>> BEGIN
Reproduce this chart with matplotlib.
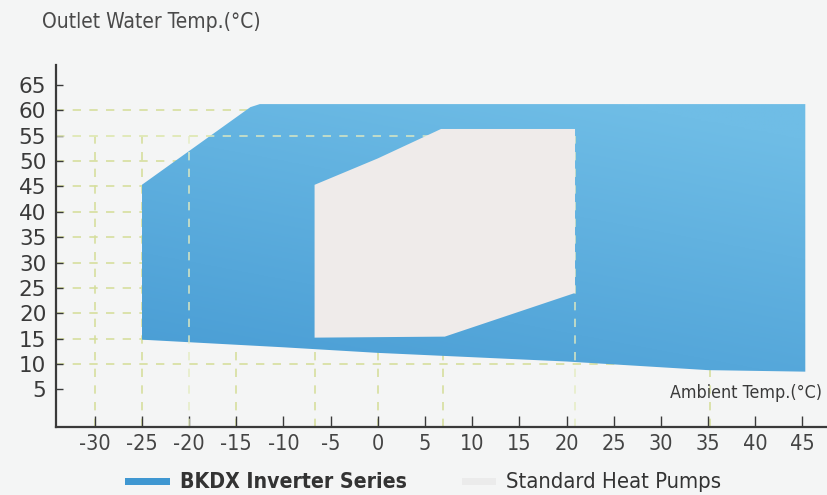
import matplotlib
matplotlib.use("Agg")
import matplotlib.pyplot as plt
import numpy as np
from matplotlib.patches import Polygon, Rectangle

# operating envelopes (ambient temp, outlet water temp)
bkdx_x = [-25, -25, -13.5, -12.5, 45.3, 45.3, 35, 20, 0, -10, -25]
bkdx_y = [14.8, 45.3, 60.6, 61.2, 61.2, 8.5, 8.8, 10.5, 12.2, 13.3, 14.8]

std_x = [-6.7, -6.7, 0, 6.7, 20.9, 20.9, 7.1, -6.7]
std_y = [15.2, 45.3, 50.5, 56.3, 56.3, 24.0, 15.4, 15.2]

x_ticks = [-30, -25, -20, -15, -10, -5, 0, 5, 10, 15, 20, 25, 30, 35, 40, 45]
y_ticks = [5, 10, 15, 20, 25, 30, 35, 40, 45, 50, 55, 60, 65]

# dashed guide lines
back_h = [10, 15, 20, 25, 30, 35, 40, 45, 50, 55, 60]
back_v = [-30, -25, -15, -6.7, 0, 6.9, 35.2]
front_h = [55]
front_v = [-20, 20.9]

labels = ["BKDX Inverter Series", "Standard Heat Pumps"]

bg = "#f4f5f5"
dark = "#3a3a3a"
guide = "#d6df9e"
narrow = dict(family="DejaVu Sans", fontstretch="condensed")

fig = plt.figure(figsize=(8.27, 4.95), dpi=100, facecolor=bg)
ax = fig.add_axes([56 / 827, 68 / 495, 1 - 56 / 827, 362 / 495])
ax.set_facecolor(bg)
xmin, xmax = -34.1, 47.6
ymin, ymax = -2.4, 68.9
ax.set_xlim(xmin, xmax)
ax.set_ylim(ymin, ymax)

dash = dict(color=guide, lw=1.2, ls=(0, (5, 5)))
for y in back_h:
    ax.plot([xmin, 45], [y, y], zorder=1, **dash)
for x in back_v:
    ax.plot([x, x], [ymin, 55], zorder=1, **dash)

# blue envelope with a soft gradient
blue_poly = Polygon(np.column_stack([bkdx_x, bkdx_y]), closed=True,
                    facecolor="none", edgecolor="none")
ax.add_patch(blue_poly)
gy, gx = np.mgrid[0:1:200j, 0:1:200j]
t = np.clip(0.75 * gy + 0.35 * gx, 0, 1)
c0 = np.array([0x48, 0x9c, 0xd4]) / 255
c1 = np.array([0x6f, 0xbd, 0xe6]) / 255
img = c0[None, None, :] * (1 - t[..., None]) + c1[None, None, :] * t[..., None]
im = ax.imshow(img, extent=[-25, 45.3, 8.5, 61.2], origin="lower",
               aspect="auto", zorder=2)
im.set_clip_path(blue_poly)

dash_front = dict(color="#e4ecc0", lw=1.2, ls=(0, (5, 5)), alpha=0.85)
for y in front_h:
    ax.plot([xmin, 7], [y, y], zorder=3, **dash_front)
for x in front_v:
    ax.plot([x, x], [ymin, 55], zorder=3, **dash_front)

ax.add_patch(Polygon(np.column_stack([std_x, std_y]), closed=True,
                     facecolor="#efebea", edgecolor="none", zorder=4))

for s in ["top", "right"]:
    ax.spines[s].set_visible(False)
for s in ["left", "bottom"]:
    ax.spines[s].set_color(dark)
    ax.spines[s].set_linewidth(1.6)
    ax.spines[s].set_zorder(5)

ax.set_xticks(x_ticks)
ax.set_yticks(y_ticks)
ax.set_xticklabels([str(v) for v in x_ticks], fontsize=15.5, **narrow)
ax.set_yticklabels([str(v) for v in y_ticks], fontsize=15.5)
ax.tick_params(axis="x", direction="in", length=8, width=1, color=dark,
               labelcolor="#444444", pad=5)
ax.tick_params(axis="y", direction="in", length=5, width=1, color=dark,
               labelcolor="#3a3a3a", pad=7)

fig.text(42 / 827, 1 - 22 / 495, "Outlet Water Temp.(°C)", fontsize=15,
         color="#4a4a4a", va="center", ha="left", **narrow)
fig.text(822 / 827, 1 - 393 / 495, "Ambient Temp.(°C)", fontsize=12.8,
         color="#3a3a3a", va="center", ha="right", **narrow)

# legend
ly = 1 - 482 / 495
fig.patches.append(Rectangle((125 / 827, 1 - 485 / 495), 45 / 827, 7 / 495,
                             transform=fig.transFigure, facecolor="#3f97d1",
                             edgecolor="none"))
fig.text(180 / 827, ly, labels[0], fontsize=15.2, fontweight="bold",
         color="#333333", va="center", ha="left", **narrow)
fig.patches.append(Rectangle((462 / 827, 1 - 485 / 495), 34 / 827, 7 / 495,
                             transform=fig.transFigure, facecolor="#ebebeb",
                             edgecolor="none"))
fig.text(506 / 827, ly, labels[1], fontsize=15.8, color="#333333",
         va="center", ha="left", **narrow)

fig.savefig("out.png", dpi=100, facecolor=bg)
>> END
## Directions for this task
Return only the lines from the start of the data through the line that contains "std_y = [15.2, 45.3, 50.5, 56.3, 56.3, 24.0, 15.4, 15.2]", please, copying them exactly and omitting all pictures.

## Complete output
Reproduce this chart with matplotlib.
import matplotlib
matplotlib.use("Agg")
import matplotlib.pyplot as plt
import numpy as np
from matplotlib.patches import Polygon, Rectangle

# operating envelopes (ambient temp, outlet water temp)
bkdx_x = [-25, -25, -13.5, -12.5, 45.3, 45.3, 35, 20, 0, -10, -25]
bkdx_y = [14.8, 45.3, 60.6, 61.2, 61.2, 8.5, 8.8, 10.5, 12.2, 13.3, 14.8]

std_x = [-6.7, -6.7, 0, 6.7, 20.9, 20.9, 7.1, -6.7]
std_y = [15.2, 45.3, 50.5, 56.3, 56.3, 24.0, 15.4, 15.2]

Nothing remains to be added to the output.